PROVIDED DATA →
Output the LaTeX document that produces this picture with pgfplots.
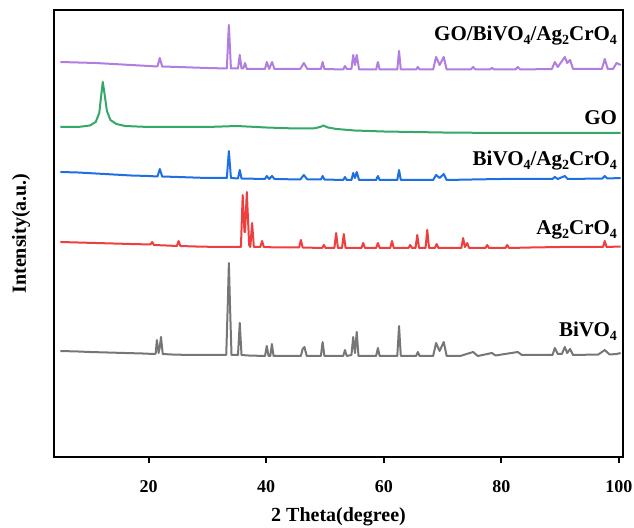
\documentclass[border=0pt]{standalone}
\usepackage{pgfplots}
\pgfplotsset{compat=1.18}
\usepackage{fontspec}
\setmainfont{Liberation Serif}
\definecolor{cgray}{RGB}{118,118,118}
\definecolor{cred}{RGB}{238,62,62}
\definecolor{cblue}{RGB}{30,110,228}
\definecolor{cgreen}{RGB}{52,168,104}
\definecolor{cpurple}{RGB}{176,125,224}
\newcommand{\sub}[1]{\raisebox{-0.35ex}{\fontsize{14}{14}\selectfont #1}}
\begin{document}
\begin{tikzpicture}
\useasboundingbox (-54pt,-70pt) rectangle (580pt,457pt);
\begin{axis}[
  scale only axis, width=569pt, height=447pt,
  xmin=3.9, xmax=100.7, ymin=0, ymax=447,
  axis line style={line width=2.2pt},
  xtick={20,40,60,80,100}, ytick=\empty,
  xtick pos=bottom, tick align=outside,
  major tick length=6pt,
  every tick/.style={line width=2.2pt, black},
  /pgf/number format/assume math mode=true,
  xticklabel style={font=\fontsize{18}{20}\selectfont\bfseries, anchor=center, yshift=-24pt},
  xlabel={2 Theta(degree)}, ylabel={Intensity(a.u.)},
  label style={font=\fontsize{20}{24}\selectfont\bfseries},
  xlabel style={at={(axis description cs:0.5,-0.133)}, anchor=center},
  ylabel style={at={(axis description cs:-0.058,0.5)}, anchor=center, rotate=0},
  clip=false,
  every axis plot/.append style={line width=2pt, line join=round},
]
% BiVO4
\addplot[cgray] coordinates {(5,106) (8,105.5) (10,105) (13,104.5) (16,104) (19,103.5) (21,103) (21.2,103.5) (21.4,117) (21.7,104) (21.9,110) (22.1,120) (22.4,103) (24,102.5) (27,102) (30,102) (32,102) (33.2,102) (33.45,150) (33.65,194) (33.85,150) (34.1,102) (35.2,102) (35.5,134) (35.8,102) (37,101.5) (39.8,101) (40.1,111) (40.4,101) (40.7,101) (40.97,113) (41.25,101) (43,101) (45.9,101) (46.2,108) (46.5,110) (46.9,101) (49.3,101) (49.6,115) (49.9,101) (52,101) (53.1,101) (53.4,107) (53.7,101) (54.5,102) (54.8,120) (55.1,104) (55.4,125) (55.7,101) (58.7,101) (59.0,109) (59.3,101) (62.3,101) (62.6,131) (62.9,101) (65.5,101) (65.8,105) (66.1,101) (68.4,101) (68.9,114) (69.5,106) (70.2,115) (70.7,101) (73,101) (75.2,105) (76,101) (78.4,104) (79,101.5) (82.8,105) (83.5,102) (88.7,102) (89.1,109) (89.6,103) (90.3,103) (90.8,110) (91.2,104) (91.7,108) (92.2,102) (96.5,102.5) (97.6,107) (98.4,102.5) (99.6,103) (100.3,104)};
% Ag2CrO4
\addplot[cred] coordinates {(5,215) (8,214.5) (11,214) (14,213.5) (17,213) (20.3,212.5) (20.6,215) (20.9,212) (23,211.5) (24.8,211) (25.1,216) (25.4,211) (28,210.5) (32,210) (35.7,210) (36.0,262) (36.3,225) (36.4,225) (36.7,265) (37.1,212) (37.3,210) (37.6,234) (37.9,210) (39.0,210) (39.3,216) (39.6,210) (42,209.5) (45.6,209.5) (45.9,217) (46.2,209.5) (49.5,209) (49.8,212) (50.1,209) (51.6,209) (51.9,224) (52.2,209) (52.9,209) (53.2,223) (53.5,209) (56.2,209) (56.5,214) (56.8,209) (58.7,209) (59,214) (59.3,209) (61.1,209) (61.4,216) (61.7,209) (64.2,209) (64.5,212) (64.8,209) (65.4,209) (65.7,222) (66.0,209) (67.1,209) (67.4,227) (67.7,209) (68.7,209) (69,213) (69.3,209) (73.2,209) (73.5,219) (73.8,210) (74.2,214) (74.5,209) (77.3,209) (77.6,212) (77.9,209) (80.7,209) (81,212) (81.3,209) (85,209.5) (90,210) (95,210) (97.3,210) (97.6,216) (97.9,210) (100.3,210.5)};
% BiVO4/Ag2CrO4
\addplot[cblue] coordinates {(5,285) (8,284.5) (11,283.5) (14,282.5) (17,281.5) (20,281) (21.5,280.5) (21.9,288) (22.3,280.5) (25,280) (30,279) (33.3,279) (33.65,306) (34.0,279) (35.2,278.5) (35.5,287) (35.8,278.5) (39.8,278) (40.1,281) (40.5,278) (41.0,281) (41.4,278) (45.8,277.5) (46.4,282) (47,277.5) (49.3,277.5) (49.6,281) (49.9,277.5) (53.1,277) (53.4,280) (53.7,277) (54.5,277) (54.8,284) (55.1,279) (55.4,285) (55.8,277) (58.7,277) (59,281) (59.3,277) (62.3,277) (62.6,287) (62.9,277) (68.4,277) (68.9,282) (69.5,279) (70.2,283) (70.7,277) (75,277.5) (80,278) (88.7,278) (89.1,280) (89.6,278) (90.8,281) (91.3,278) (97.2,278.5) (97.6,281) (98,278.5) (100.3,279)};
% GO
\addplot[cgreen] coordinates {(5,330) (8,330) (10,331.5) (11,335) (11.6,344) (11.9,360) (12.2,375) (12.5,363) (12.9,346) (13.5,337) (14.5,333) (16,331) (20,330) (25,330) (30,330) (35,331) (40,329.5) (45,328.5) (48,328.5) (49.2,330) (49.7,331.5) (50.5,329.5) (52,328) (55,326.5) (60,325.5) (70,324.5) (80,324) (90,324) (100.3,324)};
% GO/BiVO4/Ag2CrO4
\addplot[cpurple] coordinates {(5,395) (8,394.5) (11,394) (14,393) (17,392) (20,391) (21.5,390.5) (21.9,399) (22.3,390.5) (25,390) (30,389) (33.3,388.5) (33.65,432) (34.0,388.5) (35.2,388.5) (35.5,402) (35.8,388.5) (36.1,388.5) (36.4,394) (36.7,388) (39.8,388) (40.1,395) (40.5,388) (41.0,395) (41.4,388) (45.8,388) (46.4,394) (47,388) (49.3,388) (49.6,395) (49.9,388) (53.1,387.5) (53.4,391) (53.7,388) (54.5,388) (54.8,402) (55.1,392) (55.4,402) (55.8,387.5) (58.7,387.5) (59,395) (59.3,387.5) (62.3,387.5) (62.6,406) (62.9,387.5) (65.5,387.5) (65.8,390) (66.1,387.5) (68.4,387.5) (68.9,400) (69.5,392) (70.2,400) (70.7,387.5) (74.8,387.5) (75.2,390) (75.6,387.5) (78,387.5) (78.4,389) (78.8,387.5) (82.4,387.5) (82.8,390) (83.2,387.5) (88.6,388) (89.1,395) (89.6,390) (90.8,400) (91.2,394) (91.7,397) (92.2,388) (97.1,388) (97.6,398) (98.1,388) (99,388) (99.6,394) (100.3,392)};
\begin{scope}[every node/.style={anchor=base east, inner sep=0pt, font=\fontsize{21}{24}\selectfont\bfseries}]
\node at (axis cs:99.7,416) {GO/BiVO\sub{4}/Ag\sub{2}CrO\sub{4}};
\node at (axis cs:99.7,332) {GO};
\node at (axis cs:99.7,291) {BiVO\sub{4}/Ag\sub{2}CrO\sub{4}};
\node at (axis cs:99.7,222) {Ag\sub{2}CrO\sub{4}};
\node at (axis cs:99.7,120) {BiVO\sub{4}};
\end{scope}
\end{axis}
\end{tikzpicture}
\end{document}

WHAT IS BEING ASKED →
Write out the material above again, word for word, minus its pictures.

EXERCISE SOLUTION →
Output the LaTeX document that produces this picture with pgfplots.
\documentclass[border=0pt]{standalone}
\usepackage{pgfplots}
\pgfplotsset{compat=1.18}
\usepackage{fontspec}
\setmainfont{Liberation Serif}
\definecolor{cgray}{RGB}{118,118,118}
\definecolor{cred}{RGB}{238,62,62}
\definecolor{cblue}{RGB}{30,110,228}
\definecolor{cgreen}{RGB}{52,168,104}
\definecolor{cpurple}{RGB}{176,125,224}
\newcommand{\sub}[1]{\raisebox{-0.35ex}{\fontsize{14}{14}\selectfont #1}}
\begin{document}
\begin{tikzpicture}
\useasboundingbox (-54pt,-70pt) rectangle (580pt,457pt);
\begin{axis}[
  scale only axis, width=569pt, height=447pt,
  xmin=3.9, xmax=100.7, ymin=0, ymax=447,
  axis line style={line width=2.2pt},
  xtick={20,40,60,80,100}, ytick=\empty,
  xtick pos=bottom, tick align=outside,
  major tick length=6pt,
  every tick/.style={line width=2.2pt, black},
  /pgf/number format/assume math mode=true,
  xticklabel style={font=\fontsize{18}{20}\selectfont\bfseries, anchor=center, yshift=-24pt},
  xlabel={2 Theta(degree)}, ylabel={Intensity(a.u.)},
  label style={font=\fontsize{20}{24}\selectfont\bfseries},
  xlabel style={at={(axis description cs:0.5,-0.133)}, anchor=center},
  ylabel style={at={(axis description cs:-0.058,0.5)}, anchor=center, rotate=0},
  clip=false,
  every axis plot/.append style={line width=2pt, line join=round},
]
% BiVO4
\addplot[cgray] coordinates {(5,106) (8,105.5) (10,105) (13,104.5) (16,104) (19,103.5) (21,103) (21.2,103.5) (21.4,117) (21.7,104) (21.9,110) (22.1,120) (22.4,103) (24,102.5) (27,102) (30,102) (32,102) (33.2,102) (33.45,150) (33.65,194) (33.85,150) (34.1,102) (35.2,102) (35.5,134) (35.8,102) (37,101.5) (39.8,101) (40.1,111) (40.4,101) (40.7,101) (40.97,113) (41.25,101) (43,101) (45.9,101) (46.2,108) (46.5,110) (46.9,101) (49.3,101) (49.6,115) (49.9,101) (52,101) (53.1,101) (53.4,107) (53.7,101) (54.5,102) (54.8,120) (55.1,104) (55.4,125) (55.7,101) (58.7,101) (59.0,109) (59.3,101) (62.3,101) (62.6,131) (62.9,101) (65.5,101) (65.8,105) (66.1,101) (68.4,101) (68.9,114) (69.5,106) (70.2,115) (70.7,101) (73,101) (75.2,105) (76,101) (78.4,104) (79,101.5) (82.8,105) (83.5,102) (88.7,102) (89.1,109) (89.6,103) (90.3,103) (90.8,110) (91.2,104) (91.7,108) (92.2,102) (96.5,102.5) (97.6,107) (98.4,102.5) (99.6,103) (100.3,104)};
% Ag2CrO4
\addplot[cred] coordinates {(5,215) (8,214.5) (11,214) (14,213.5) (17,213) (20.3,212.5) (20.6,215) (20.9,212) (23,211.5) (24.8,211) (25.1,216) (25.4,211) (28,210.5) (32,210) (35.7,210) (36.0,262) (36.3,225) (36.4,225) (36.7,265) (37.1,212) (37.3,210) (37.6,234) (37.9,210) (39.0,210) (39.3,216) (39.6,210) (42,209.5) (45.6,209.5) (45.9,217) (46.2,209.5) (49.5,209) (49.8,212) (50.1,209) (51.6,209) (51.9,224) (52.2,209) (52.9,209) (53.2,223) (53.5,209) (56.2,209) (56.5,214) (56.8,209) (58.7,209) (59,214) (59.3,209) (61.1,209) (61.4,216) (61.7,209) (64.2,209) (64.5,212) (64.8,209) (65.4,209) (65.7,222) (66.0,209) (67.1,209) (67.4,227) (67.7,209) (68.7,209) (69,213) (69.3,209) (73.2,209) (73.5,219) (73.8,210) (74.2,214) (74.5,209) (77.3,209) (77.6,212) (77.9,209) (80.7,209) (81,212) (81.3,209) (85,209.5) (90,210) (95,210) (97.3,210) (97.6,216) (97.9,210) (100.3,210.5)};
% BiVO4/Ag2CrO4
\addplot[cblue] coordinates {(5,285) (8,284.5) (11,283.5) (14,282.5) (17,281.5) (20,281) (21.5,280.5) (21.9,288) (22.3,280.5) (25,280) (30,279) (33.3,279) (33.65,306) (34.0,279) (35.2,278.5) (35.5,287) (35.8,278.5) (39.8,278) (40.1,281) (40.5,278) (41.0,281) (41.4,278) (45.8,277.5) (46.4,282) (47,277.5) (49.3,277.5) (49.6,281) (49.9,277.5) (53.1,277) (53.4,280) (53.7,277) (54.5,277) (54.8,284) (55.1,279) (55.4,285) (55.8,277) (58.7,277) (59,281) (59.3,277) (62.3,277) (62.6,287) (62.9,277) (68.4,277) (68.9,282) (69.5,279) (70.2,283) (70.7,277) (75,277.5) (80,278) (88.7,278) (89.1,280) (89.6,278) (90.8,281) (91.3,278) (97.2,278.5) (97.6,281) (98,278.5) (100.3,279)};
% GO
\addplot[cgreen] coordinates {(5,330) (8,330) (10,331.5) (11,335) (11.6,344) (11.9,360) (12.2,375) (12.5,363) (12.9,346) (13.5,337) (14.5,333) (16,331) (20,330) (25,330) (30,330) (35,331) (40,329.5) (45,328.5) (48,328.5) (49.2,330) (49.7,331.5) (50.5,329.5) (52,328) (55,326.5) (60,325.5) (70,324.5) (80,324) (90,324) (100.3,324)};
% GO/BiVO4/Ag2CrO4
\addplot[cpurple] coordinates {(5,395) (8,394.5) (11,394) (14,393) (17,392) (20,391) (21.5,390.5) (21.9,399) (22.3,390.5) (25,390) (30,389) (33.3,388.5) (33.65,432) (34.0,388.5) (35.2,388.5) (35.5,402) (35.8,388.5) (36.1,388.5) (36.4,394) (36.7,388) (39.8,388) (40.1,395) (40.5,388) (41.0,395) (41.4,388) (45.8,388) (46.4,394) (47,388) (49.3,388) (49.6,395) (49.9,388) (53.1,387.5) (53.4,391) (53.7,388) (54.5,388) (54.8,402) (55.1,392) (55.4,402) (55.8,387.5) (58.7,387.5) (59,395) (59.3,387.5) (62.3,387.5) (62.6,406) (62.9,387.5) (65.5,387.5) (65.8,390) (66.1,387.5) (68.4,387.5) (68.9,400) (69.5,392) (70.2,400) (70.7,387.5) (74.8,387.5) (75.2,390) (75.6,387.5) (78,387.5) (78.4,389) (78.8,387.5) (82.4,387.5) (82.8,390) (83.2,387.5) (88.6,388) (89.1,395) (89.6,390) (90.8,400) (91.2,394) (91.7,397) (92.2,388) (97.1,388) (97.6,398) (98.1,388) (99,388) (99.6,394) (100.3,392)};
\begin{scope}[every node/.style={anchor=base east, inner sep=0pt, font=\fontsize{21}{24}\selectfont\bfseries}]
\node at (axis cs:99.7,416) {GO/BiVO\sub{4}/Ag\sub{2}CrO\sub{4}};
\node at (axis cs:99.7,332) {GO};
\node at (axis cs:99.7,291) {BiVO\sub{4}/Ag\sub{2}CrO\sub{4}};
\node at (axis cs:99.7,222) {Ag\sub{2}CrO\sub{4}};
\node at (axis cs:99.7,120) {BiVO\sub{4}};
\end{scope}
\end{axis}
\end{tikzpicture}
\end{document}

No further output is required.